Currently there are 63 cyclists, eight of which compete in the collegiate races. Charlie Katica and Jacob Black are among those who race and have both been with the University for two years.
“Last year when we [Katica and Black] got in was when they [other members] realized we need to do something pretty quick,” Katica said “Or that was going to be the end of the group.”
Austin Starnes and Daniel Burton were quick to pick up what Barr and Beasley left behind and have worked to recruit more cyclists and to raise money to keep the club alive.
“The team is pretty strong this year, as we’re putting in a lot more time and a few more requirements for new people to start racing,” Black said. “I’m positive with the addition of our two newest racers and the progression of our training schedule that we’ll be improving throughout the year.”
Black said that cycling has served many purposes in his life since he first started riding.
“I started out using cycling as just a means of transportation, just to get around campus,” Black said. “But it’s a good out for me. When school gets overwhelming or when I’m dealing with personal stuff, I can just get on the bike and go.”
Collegiate races start in February, and the Crimson Tide is focusing on getting as much training in as possible.
“The more you train, the more you bike, the faster you’ll go.” Katica said.
It may seem like a pretty simple equation; however, the goal for a cyclist is to get in at least 10 hours a week of riding. Katica said the stresses of school can make it difficult to find time to ride.

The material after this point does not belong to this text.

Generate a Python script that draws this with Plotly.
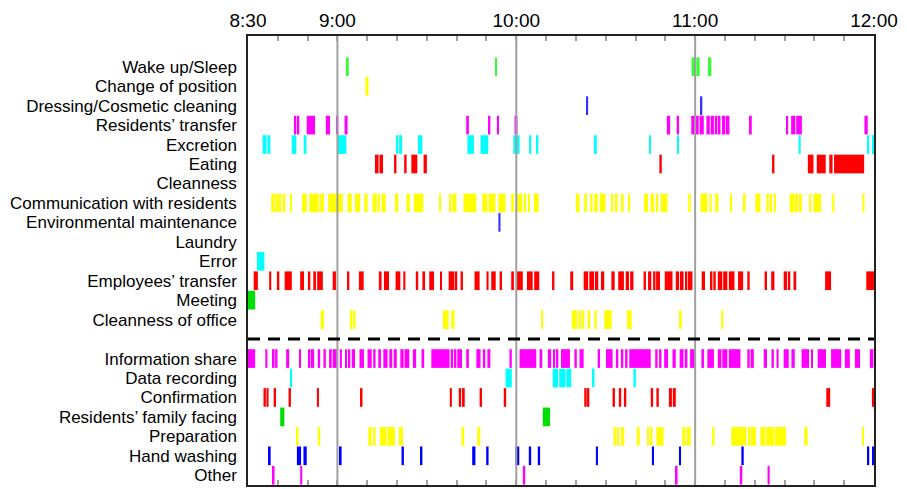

“The biggest challenge for me is just getting out there and putting my hours because it’s getting pretty crazy with school,” Katica said.
On top of the physical training and the hours a cyclist must put in for this sport, a cyclist also has to be mentally trained to motivate him or herself to keep going.
“Not only is it a really athletic sport; you have to be really strong in order to keep up with the other guys,” Black said. “But you also have to be mentally prepared to keep going when your body is yelling stop.”
During the cold months, self-motivation is even more vital to a cyclist. Black said his biggest challenge is during the winter.
“Especially when winter rolls around, and it’s 30 or 40 degrees outside, and you’re in spandex which doesn’t retain any heat,” Black said. “It can get pretty tough.”
The cyclist collegiate racing begins in February, and they end the season with their last race in May but will continue to train all throughout the summer. The Alabama State Championship is usually held in July.